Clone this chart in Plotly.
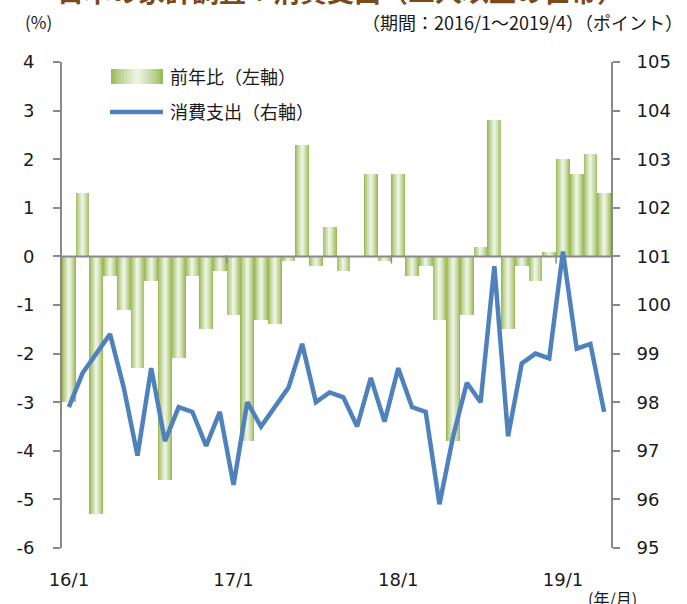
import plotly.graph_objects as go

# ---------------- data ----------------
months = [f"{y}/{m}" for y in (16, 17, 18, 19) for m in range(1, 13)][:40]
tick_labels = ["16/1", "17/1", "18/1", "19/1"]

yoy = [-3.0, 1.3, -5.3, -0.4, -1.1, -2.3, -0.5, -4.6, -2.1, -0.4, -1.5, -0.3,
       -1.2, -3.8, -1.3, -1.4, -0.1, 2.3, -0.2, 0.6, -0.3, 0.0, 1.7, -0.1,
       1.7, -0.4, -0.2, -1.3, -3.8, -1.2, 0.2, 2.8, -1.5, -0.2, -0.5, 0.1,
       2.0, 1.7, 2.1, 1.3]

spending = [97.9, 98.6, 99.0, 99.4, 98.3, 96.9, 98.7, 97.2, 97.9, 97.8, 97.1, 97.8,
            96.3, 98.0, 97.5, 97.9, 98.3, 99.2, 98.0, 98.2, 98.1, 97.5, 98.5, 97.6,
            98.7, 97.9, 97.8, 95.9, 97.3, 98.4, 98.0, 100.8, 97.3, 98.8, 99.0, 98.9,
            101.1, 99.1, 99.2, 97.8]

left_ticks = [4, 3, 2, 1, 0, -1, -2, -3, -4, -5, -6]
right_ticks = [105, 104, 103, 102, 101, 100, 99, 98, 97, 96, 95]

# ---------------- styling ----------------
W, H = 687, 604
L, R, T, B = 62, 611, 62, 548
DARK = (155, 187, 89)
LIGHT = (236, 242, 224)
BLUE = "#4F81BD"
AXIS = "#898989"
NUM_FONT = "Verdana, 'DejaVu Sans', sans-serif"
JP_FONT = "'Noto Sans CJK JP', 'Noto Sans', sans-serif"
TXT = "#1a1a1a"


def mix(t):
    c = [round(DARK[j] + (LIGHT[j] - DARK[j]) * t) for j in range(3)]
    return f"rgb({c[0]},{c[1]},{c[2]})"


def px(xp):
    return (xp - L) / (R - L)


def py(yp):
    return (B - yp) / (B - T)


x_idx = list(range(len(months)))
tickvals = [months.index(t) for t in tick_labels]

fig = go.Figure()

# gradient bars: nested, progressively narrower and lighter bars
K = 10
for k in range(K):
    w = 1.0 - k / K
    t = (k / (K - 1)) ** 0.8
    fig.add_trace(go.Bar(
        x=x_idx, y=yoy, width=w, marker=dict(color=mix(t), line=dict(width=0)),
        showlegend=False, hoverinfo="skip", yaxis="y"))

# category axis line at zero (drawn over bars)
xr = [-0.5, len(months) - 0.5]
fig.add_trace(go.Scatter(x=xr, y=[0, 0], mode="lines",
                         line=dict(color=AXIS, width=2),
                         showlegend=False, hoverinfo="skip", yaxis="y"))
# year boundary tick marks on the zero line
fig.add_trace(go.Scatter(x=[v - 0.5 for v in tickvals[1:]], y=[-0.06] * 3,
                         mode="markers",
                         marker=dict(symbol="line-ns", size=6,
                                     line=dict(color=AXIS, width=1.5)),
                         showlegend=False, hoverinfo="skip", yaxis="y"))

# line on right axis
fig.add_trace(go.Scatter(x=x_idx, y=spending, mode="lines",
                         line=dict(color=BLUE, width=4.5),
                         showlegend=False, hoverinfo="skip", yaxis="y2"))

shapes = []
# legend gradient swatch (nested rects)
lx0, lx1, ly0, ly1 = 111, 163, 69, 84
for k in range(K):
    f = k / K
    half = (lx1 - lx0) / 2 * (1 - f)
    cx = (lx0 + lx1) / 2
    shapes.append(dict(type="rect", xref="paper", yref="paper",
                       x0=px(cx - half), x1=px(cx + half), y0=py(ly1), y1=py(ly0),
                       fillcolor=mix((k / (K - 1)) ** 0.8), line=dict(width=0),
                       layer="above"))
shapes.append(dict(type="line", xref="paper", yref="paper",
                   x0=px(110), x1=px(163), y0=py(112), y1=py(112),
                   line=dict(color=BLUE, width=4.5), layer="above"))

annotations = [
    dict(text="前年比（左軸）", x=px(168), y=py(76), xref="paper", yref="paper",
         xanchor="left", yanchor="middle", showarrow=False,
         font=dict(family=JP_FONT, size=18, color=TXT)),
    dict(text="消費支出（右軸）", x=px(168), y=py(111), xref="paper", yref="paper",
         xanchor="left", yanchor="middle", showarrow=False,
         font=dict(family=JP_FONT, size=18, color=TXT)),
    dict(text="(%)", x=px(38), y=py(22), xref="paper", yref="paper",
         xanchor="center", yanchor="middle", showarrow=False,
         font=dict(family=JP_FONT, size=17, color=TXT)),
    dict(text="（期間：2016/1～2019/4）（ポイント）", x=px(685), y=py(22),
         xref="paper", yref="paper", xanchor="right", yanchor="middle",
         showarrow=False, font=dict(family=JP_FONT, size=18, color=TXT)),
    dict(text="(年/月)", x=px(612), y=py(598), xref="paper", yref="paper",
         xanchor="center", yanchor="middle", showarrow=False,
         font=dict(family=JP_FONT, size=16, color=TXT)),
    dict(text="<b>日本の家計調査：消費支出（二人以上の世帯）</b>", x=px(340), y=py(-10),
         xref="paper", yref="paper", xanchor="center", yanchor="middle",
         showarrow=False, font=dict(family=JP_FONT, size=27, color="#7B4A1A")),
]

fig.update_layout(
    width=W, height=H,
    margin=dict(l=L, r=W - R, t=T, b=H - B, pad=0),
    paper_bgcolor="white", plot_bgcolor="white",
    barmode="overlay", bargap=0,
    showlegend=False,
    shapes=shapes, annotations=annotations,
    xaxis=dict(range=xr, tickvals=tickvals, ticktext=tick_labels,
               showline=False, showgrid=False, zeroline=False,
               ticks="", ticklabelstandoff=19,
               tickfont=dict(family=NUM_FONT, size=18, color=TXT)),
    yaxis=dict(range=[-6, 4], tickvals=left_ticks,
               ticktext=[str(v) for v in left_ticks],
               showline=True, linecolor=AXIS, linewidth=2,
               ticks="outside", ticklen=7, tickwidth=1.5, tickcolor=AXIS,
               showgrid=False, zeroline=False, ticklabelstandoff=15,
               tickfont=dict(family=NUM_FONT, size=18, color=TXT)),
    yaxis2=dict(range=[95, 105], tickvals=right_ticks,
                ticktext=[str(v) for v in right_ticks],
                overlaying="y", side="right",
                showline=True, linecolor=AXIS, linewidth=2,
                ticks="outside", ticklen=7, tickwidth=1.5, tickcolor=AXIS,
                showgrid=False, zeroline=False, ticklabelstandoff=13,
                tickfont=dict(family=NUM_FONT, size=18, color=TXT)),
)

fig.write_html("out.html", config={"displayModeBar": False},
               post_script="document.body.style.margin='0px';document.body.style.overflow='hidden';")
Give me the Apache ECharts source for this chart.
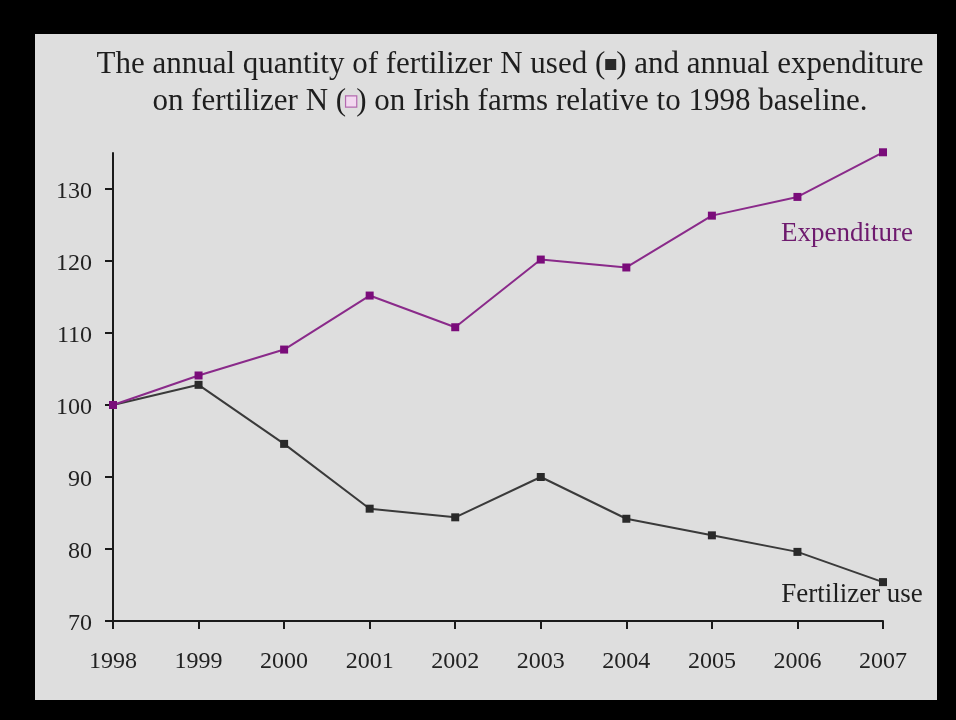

» GIVEN EXERCISE: The entries above are to be returned exactly, without their pictures.

» TASK ANSWER:
Clone this chart in Plotly.
import plotly.graph_objects as go

# ---------------- data ----------------
months = [f"{y}/{m}" for y in (16, 17, 18, 19) for m in range(1, 13)][:40]
tick_labels = ["16/1", "17/1", "18/1", "19/1"]

yoy = [-3.0, 1.3, -5.3, -0.4, -1.1, -2.3, -0.5, -4.6, -2.1, -0.4, -1.5, -0.3,
       -1.2, -3.8, -1.3, -1.4, -0.1, 2.3, -0.2, 0.6, -0.3, 0.0, 1.7, -0.1,
       1.7, -0.4, -0.2, -1.3, -3.8, -1.2, 0.2, 2.8, -1.5, -0.2, -0.5, 0.1,
       2.0, 1.7, 2.1, 1.3]

spending = [97.9, 98.6, 99.0, 99.4, 98.3, 96.9, 98.7, 97.2, 97.9, 97.8, 97.1, 97.8,
            96.3, 98.0, 97.5, 97.9, 98.3, 99.2, 98.0, 98.2, 98.1, 97.5, 98.5, 97.6,
            98.7, 97.9, 97.8, 95.9, 97.3, 98.4, 98.0, 100.8, 97.3, 98.8, 99.0, 98.9,
            101.1, 99.1, 99.2, 97.8]

left_ticks = [4, 3, 2, 1, 0, -1, -2, -3, -4, -5, -6]
right_ticks = [105, 104, 103, 102, 101, 100, 99, 98, 97, 96, 95]

# ---------------- styling ----------------
W, H = 687, 604
L, R, T, B = 62, 611, 62, 548
DARK = (155, 187, 89)
LIGHT = (236, 242, 224)
BLUE = "#4F81BD"
AXIS = "#898989"
NUM_FONT = "Verdana, 'DejaVu Sans', sans-serif"
JP_FONT = "'Noto Sans CJK JP', 'Noto Sans', sans-serif"
TXT = "#1a1a1a"


def mix(t):
    c = [round(DARK[j] + (LIGHT[j] - DARK[j]) * t) for j in range(3)]
    return f"rgb({c[0]},{c[1]},{c[2]})"


def px(xp):
    return (xp - L) / (R - L)


def py(yp):
    return (B - yp) / (B - T)


x_idx = list(range(len(months)))
tickvals = [months.index(t) for t in tick_labels]

fig = go.Figure()

# gradient bars: nested, progressively narrower and lighter bars
K = 10
for k in range(K):
    w = 1.0 - k / K
    t = (k / (K - 1)) ** 0.8
    fig.add_trace(go.Bar(
        x=x_idx, y=yoy, width=w, marker=dict(color=mix(t), line=dict(width=0)),
        showlegend=False, hoverinfo="skip", yaxis="y"))

# category axis line at zero (drawn over bars)
xr = [-0.5, len(months) - 0.5]
fig.add_trace(go.Scatter(x=xr, y=[0, 0], mode="lines",
                         line=dict(color=AXIS, width=2),
                         showlegend=False, hoverinfo="skip", yaxis="y"))
# year boundary tick marks on the zero line
fig.add_trace(go.Scatter(x=[v - 0.5 for v in tickvals[1:]], y=[-0.06] * 3,
                         mode="markers",
                         marker=dict(symbol="line-ns", size=6,
                                     line=dict(color=AXIS, width=1.5)),
                         showlegend=False, hoverinfo="skip", yaxis="y"))

# line on right axis
fig.add_trace(go.Scatter(x=x_idx, y=spending, mode="lines",
                         line=dict(color=BLUE, width=4.5),
                         showlegend=False, hoverinfo="skip", yaxis="y2"))

shapes = []
# legend gradient swatch (nested rects)
lx0, lx1, ly0, ly1 = 111, 163, 69, 84
for k in range(K):
    f = k / K
    half = (lx1 - lx0) / 2 * (1 - f)
    cx = (lx0 + lx1) / 2
    shapes.append(dict(type="rect", xref="paper", yref="paper",
                       x0=px(cx - half), x1=px(cx + half), y0=py(ly1), y1=py(ly0),
                       fillcolor=mix((k / (K - 1)) ** 0.8), line=dict(width=0),
                       layer="above"))
shapes.append(dict(type="line", xref="paper", yref="paper",
                   x0=px(110), x1=px(163), y0=py(112), y1=py(112),
                   line=dict(color=BLUE, width=4.5), layer="above"))

annotations = [
    dict(text="前年比（左軸）", x=px(168), y=py(76), xref="paper", yref="paper",
         xanchor="left", yanchor="middle", showarrow=False,
         font=dict(family=JP_FONT, size=18, color=TXT)),
    dict(text="消費支出（右軸）", x=px(168), y=py(111), xref="paper", yref="paper",
         xanchor="left", yanchor="middle", showarrow=False,
         font=dict(family=JP_FONT, size=18, color=TXT)),
    dict(text="(%)", x=px(38), y=py(22), xref="paper", yref="paper",
         xanchor="center", yanchor="middle", showarrow=False,
         font=dict(family=JP_FONT, size=17, color=TXT)),
    dict(text="（期間：2016/1～2019/4）（ポイント）", x=px(685), y=py(22),
         xref="paper", yref="paper", xanchor="right", yanchor="middle",
         showarrow=False, font=dict(family=JP_FONT, size=18, color=TXT)),
    dict(text="(年/月)", x=px(612), y=py(598), xref="paper", yref="paper",
         xanchor="center", yanchor="middle", showarrow=False,
         font=dict(family=JP_FONT, size=16, color=TXT)),
    dict(text="<b>日本の家計調査：消費支出（二人以上の世帯）</b>", x=px(340), y=py(-10),
         xref="paper", yref="paper", xanchor="center", yanchor="middle",
         showarrow=False, font=dict(family=JP_FONT, size=27, color="#7B4A1A")),
]

fig.update_layout(
    width=W, height=H,
    margin=dict(l=L, r=W - R, t=T, b=H - B, pad=0),
    paper_bgcolor="white", plot_bgcolor="white",
    barmode="overlay", bargap=0,
    showlegend=False,
    shapes=shapes, annotations=annotations,
    xaxis=dict(range=xr, tickvals=tickvals, ticktext=tick_labels,
               showline=False, showgrid=False, zeroline=False,
               ticks="", ticklabelstandoff=19,
               tickfont=dict(family=NUM_FONT, size=18, color=TXT)),
    yaxis=dict(range=[-6, 4], tickvals=left_ticks,
               ticktext=[str(v) for v in left_ticks],
               showline=True, linecolor=AXIS, linewidth=2,
               ticks="outside", ticklen=7, tickwidth=1.5, tickcolor=AXIS,
               showgrid=False, zeroline=False, ticklabelstandoff=15,
               tickfont=dict(family=NUM_FONT, size=18, color=TXT)),
    yaxis2=dict(range=[95, 105], tickvals=right_ticks,
                ticktext=[str(v) for v in right_ticks],
                overlaying="y", side="right",
                showline=True, linecolor=AXIS, linewidth=2,
                ticks="outside", ticklen=7, tickwidth=1.5, tickcolor=AXIS,
                showgrid=False, zeroline=False, ticklabelstandoff=13,
                tickfont=dict(family=NUM_FONT, size=18, color=TXT)),
)

fig.write_html("out.html", config={"displayModeBar": False},
               post_script="document.body.style.margin='0px';document.body.style.overflow='hidden';")
Give me the Apache ECharts source for this chart.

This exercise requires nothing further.